Nach Auffassung der Strafkammer hat ein Insolvenzverfahren aber weder Einfluss auf die Höhe der Geldstrafe noch bedeutet die Eröffnung des Insolvenzverfahrens, dass während des Verfahrens strafrechtliche Vollstreckungsmaßnahmen, die sich aus dem StGB und der StPO ergeben, nicht mehr durchgeführt werden können. Im Bereich der Geldstrafenvollstreckung kann nach Eröffnung des Insolvenzverfahrens auch weiterhin die Ersatzfreiheitsstrafe gemäß § 43 StGB angeordnet werden. Der Abschluss des Insolvenzverfahrens muss vor Anordnung der Ersatzfreiheitsstrafe nicht abgewartet werden, denn nach § 459e Abs. 2 i.V.m. § 459c Abs. 2 StPO kann die zivilrechtliche Beitreibung der Geldstrafe unterbleiben, wenn sie in absehbarer Zeit keinen Erfolg verspricht.

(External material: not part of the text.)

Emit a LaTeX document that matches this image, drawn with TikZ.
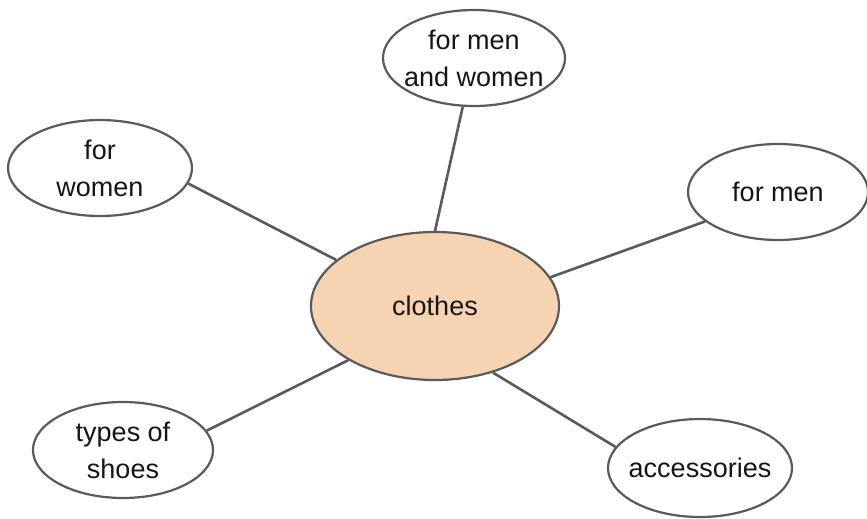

Im Normalfall kann bei Einleitung eines Insolvenz- oder Restschuldbefreiungsverfahrens davon ausgegangen werden, dass für einen längeren Zeitraum keine zivilrechtliche Beitreibung der Geldstrafe stattfinden kann. Bei einem Verfahren der Restschuldbefreiung dauert allein die sogenannte “Wohlverhaltensphase”, in der der Schuldner gegenüber den Gläubigern seine Schulden laufend tilgen muss und in der die Zwangsvollstreckung ausgeschlossen ist, sieben Jahre (§ 287 Abs. 2 Satz 1 Insolvenzordnung) Ein so langer Zeitraum entspricht nicht mehr dem Gebot einer nachdrücklichen Strafvollstreckung wie sie im § 2 Abs. 1 der Strafvollstreckungsordnung festgelegt ist (vgl. dazu neuestens Zeitler, Rechtspfleger 2001, 337, 338).

Die Durchführung eines Insolvenzverfahrens steht von daher auch nicht der Möglichkeit entgegen, sofern der Verurteilte dies wünscht, die Verbüßung der Ersatzfreiheitsstrafe durch Ableistung freier Arbeit oder gemeinnütziger Leistungen gemäß § 293 EGStGB abzuwenden.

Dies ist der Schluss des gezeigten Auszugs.